BİR DÖNEMİN SOLCULARI
Devir 1940’lı yıllar. İkinci Dünya Savaşı sonrası. Dünya iki kutuba bölüştürülmüş. Doğu ve Batı. Biz de Batı bloku içerisinde yer almak istitoruz. Bu arada Türk aydınlarının arasında önemli bir konu hep yazılıp çiziliyor: Türkiye’nin geri kalmışlığı. Bu konu o kadar tartışılmış ki o dönemin aydınları arasında, yığınla yayın çıkmış ortaya.
Türk aydınlarının yüzü o dönemde hep Batı’ya dönük olduğu için; Avrupa’da esen fikirlere göre içeride fikir beyan edip, makale ve kitaplar yazıyorlar. O yıllarda da iki kavram aydınlarımız arasında çok revaçta; Marks ve ATÜT (Asya Tipi Üretim Tarzı). İki kelime de aynı ismin imzasını taşıyor.
Doğu-avrupa’da Osmanlı toplum yapısı başlangıçta Marks’ın feodal toplum teorisine göre yorumlandığından, bizdeki aydınlar da hep aynı çizgiyi takip etmişlerdir. Gerçi kısa bir süre sonra ATÜT’çü yazarlar Osmanlı toplumunda feodalizmin olmadığını fark ederek ifadelerini ılımlılaştırmışlardı ama artık sol ideoloji onların çoğu için vazgeçilmez bir tutku olmuştu. Elbette bunda birçok da faydaları vardı bu yazar ve çizerlerin. Zira yazdıkları her türlü eserleri “Komünizm” çemberindeki ülkelerde hemen tercüme ediliyor ve bu işten de hem haz, hem de gelir alıyorlardı. Çok sıradan yazarların dahi kitaplarının o ülke dillerine tercüme edildiğini görmek, ne demek istediğimizi iyi anlatır.

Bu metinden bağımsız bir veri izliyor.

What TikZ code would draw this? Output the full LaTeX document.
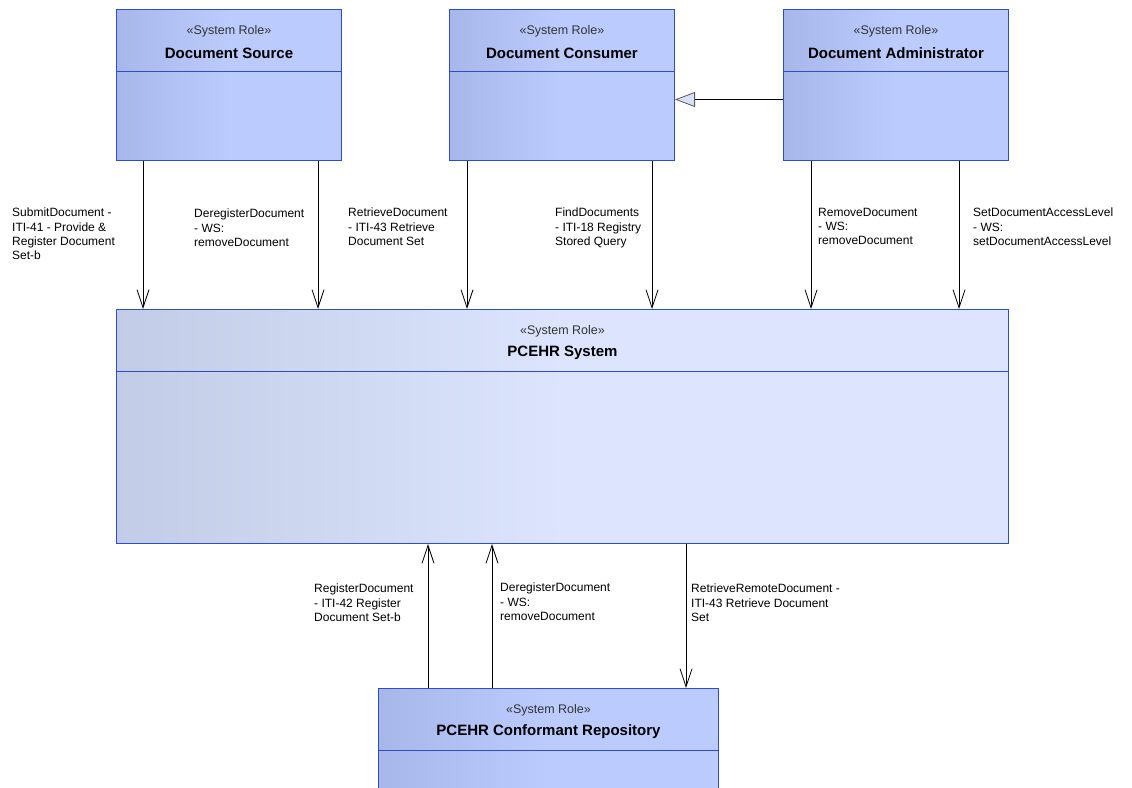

Zaten dönemin aydınları tarafından yazılan kitaplara baktığımız zaman; Osmanlı ekonomisinin karekterlerinin tarihi verilere uygun tarzda ele alınmayıp daha çok olayları “teoriye uydurma” şeklinde ele alındığını rahatlıkla görebiliyoruz. Aslında Osmanlı ve çağdaşı olan ülkelerin çoğunun tarım toplumu olduğunu gözden uzak tutmamak gerekir. Dünyada bu işleyişin dışına çıkma yöntemleri 18. yüzyılla başlar. Dünya iktisat tarihi nasıl “sanayi devriminden önce” ve “sanayi devriminden sonra” diye iki bölümde inceleniyor veya tarım toplumları ve sanayi toplumları diye kategorize ediliyorsa, Osmanlı iktisat tarihi de esas itibariyle 18. Asırdan önce ve 18. Asırdan sonra diye iki bölümde incelenebilir. Tarım toplumu sistemlerini bu gün işletemezsiniz, çünkü o sistem tarım toplumuna özgüydü. Şimdi yeni şeyler söyleme zamanıdır.
Dönemin aydınları; Osmanlı toprağının tamamen devlete ait olması ile vatandaşlarının üretim, ticaret ve alım-satımlarının üzerindeki devlet denetlemeciliğinin “miri sistemle, tımar sistemi ve ahilik sistemi” ile izahını illede dindışı yapmak istediklerinden devamlı yanlışa düşmekten kurtulamamışlardır. Halbuki aynı ekolün günümüzdeki uzantıları da şimdilerde “neden devletin sahiplik ve denetimi” yetersiz diye bağırıyorlar. Çünkü dertleri rasyonal bir toplum düzeninden ziyade Maarksizm’le akrabalık bağları kuvvetli olan “ideolojik devlet” özlemi üzerine kurulu.
Planlı kalkınma dönemi olarak başlayan 1960 sonrasının gerek resmi gerekse sivil yazılımlarına baktığımız zaman da hep aynı yanlışlığı görebiliyoruz. Çok namlı isimlerden örnekler vermek mümkün ama o çalışmalara, gönlünü sadece ideolojilere açmış insanların samimi eserleri olarak baktığımızdan bu yola girmiyorum. Bunların çoğu söylediklerinde belki samimi ama ideolojilerin insan düşüncesinin önünü tıkayan en büyük tıkaçlar olduğunu demek ki fark edememişler. Tek yönlü okuma ve ideolojik düşünme!
Türkiye’de “sol” nasıl oluştu ve gelişti konusunu düşünürken bu yakın geçmiş aydınlarının tutumlarını ve tutumlarındaki sebepleri iyi görmek gerekir.
O günün solcuları ile onların takipçileri şimdilerde birer “kapitalist” oldular. Başlangıç düğmesini yine yanlış düğümlediler.